[Begin GIVEN DATA]
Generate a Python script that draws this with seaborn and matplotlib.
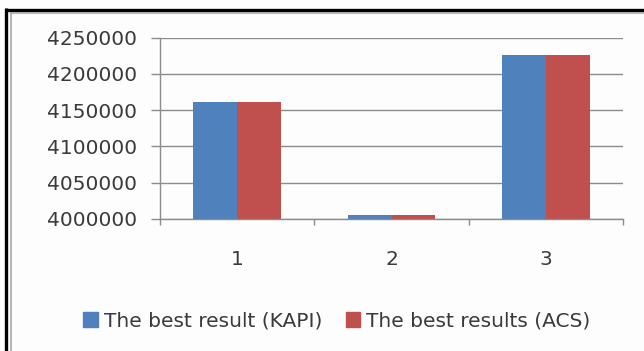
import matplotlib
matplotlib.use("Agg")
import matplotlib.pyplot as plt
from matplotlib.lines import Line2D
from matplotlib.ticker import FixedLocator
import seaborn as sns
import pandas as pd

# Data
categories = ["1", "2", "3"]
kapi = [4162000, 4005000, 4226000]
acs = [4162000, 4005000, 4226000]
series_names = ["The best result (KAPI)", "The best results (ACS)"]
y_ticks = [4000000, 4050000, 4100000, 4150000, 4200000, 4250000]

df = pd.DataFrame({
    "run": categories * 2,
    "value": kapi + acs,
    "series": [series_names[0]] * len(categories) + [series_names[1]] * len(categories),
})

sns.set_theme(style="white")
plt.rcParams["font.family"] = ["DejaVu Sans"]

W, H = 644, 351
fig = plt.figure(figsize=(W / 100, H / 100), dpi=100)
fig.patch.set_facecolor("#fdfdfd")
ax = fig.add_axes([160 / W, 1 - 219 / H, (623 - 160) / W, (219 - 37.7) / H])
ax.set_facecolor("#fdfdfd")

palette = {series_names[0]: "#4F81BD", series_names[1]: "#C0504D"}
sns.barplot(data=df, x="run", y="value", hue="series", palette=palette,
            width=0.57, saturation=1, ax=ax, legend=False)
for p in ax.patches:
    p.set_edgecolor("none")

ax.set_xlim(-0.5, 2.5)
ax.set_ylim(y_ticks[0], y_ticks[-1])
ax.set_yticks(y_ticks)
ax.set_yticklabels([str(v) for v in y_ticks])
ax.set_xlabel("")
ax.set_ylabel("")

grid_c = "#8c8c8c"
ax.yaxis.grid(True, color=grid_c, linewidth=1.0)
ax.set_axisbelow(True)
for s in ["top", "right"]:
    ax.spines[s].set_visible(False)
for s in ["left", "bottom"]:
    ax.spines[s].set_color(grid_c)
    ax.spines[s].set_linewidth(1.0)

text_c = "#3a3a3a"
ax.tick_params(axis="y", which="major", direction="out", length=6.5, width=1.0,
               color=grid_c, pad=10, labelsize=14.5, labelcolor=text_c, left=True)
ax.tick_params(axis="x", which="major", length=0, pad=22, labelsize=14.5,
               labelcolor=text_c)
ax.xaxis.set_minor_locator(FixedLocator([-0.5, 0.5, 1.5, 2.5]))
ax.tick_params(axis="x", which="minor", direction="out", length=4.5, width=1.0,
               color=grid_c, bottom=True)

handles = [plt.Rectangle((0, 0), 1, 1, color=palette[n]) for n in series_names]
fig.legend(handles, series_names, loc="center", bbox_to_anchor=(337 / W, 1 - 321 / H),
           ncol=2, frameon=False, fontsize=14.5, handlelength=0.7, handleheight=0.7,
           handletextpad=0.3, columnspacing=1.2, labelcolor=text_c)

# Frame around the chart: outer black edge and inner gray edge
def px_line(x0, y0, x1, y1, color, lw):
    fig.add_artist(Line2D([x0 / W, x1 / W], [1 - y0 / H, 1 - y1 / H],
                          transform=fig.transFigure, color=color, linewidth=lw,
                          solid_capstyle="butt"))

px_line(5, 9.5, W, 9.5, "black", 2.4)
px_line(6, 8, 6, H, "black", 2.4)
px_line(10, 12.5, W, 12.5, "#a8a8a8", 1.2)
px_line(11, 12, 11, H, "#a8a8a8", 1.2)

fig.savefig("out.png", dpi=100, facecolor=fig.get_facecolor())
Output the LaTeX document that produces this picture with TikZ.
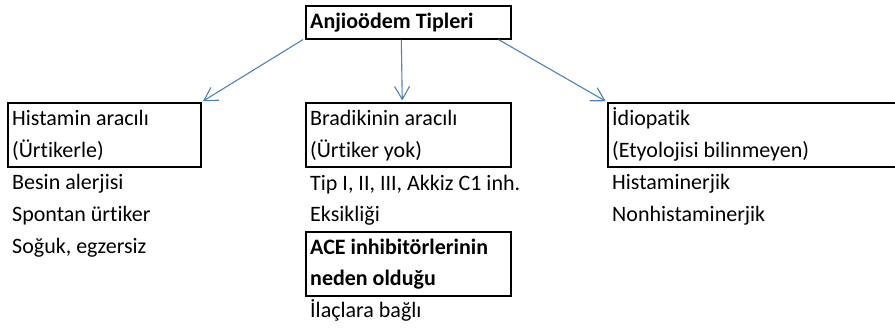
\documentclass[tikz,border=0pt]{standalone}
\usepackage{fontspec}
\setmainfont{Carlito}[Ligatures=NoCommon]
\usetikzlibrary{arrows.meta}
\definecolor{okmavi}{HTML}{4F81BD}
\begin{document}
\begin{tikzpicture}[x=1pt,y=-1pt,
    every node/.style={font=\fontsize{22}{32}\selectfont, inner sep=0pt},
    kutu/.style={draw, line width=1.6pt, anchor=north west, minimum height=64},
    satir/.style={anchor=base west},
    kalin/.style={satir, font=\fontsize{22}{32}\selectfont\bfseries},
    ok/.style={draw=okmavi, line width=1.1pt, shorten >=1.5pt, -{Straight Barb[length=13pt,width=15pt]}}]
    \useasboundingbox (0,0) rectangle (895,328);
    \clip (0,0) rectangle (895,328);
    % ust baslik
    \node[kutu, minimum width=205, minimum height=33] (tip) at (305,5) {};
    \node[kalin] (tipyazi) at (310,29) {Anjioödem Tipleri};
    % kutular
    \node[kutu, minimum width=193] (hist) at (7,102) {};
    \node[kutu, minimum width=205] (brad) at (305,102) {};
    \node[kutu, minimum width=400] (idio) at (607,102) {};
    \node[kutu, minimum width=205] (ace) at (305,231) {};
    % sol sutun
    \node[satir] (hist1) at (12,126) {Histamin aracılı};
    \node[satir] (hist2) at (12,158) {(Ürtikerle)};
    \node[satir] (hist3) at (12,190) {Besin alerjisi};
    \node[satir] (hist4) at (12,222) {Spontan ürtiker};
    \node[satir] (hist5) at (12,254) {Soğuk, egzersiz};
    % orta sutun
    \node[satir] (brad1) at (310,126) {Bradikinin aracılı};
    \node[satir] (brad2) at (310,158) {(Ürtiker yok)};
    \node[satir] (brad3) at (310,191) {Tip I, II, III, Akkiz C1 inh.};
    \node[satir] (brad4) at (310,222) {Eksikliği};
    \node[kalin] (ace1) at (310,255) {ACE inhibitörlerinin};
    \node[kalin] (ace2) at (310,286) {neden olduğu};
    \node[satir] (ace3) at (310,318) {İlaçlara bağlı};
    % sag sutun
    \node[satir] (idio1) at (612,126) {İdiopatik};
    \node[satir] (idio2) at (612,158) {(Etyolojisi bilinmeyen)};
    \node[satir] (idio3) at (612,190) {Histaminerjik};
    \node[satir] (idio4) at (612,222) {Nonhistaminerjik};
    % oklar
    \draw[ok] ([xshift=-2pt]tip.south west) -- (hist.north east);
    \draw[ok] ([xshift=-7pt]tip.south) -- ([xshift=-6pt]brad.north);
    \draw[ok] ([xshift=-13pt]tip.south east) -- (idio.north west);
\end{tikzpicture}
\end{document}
[End GIVEN DATA]
> **WRITTEN EXERCISE**: Without the pictures, write out the lines from the beginning of the entries through the line with "import pandas as pd".

> **OUTPUT OF THE EXERCISE**:
Generate a Python script that draws this with seaborn and matplotlib.
import matplotlib
matplotlib.use("Agg")
import matplotlib.pyplot as plt
from matplotlib.lines import Line2D
from matplotlib.ticker import FixedLocator
import seaborn as sns
import pandas as pd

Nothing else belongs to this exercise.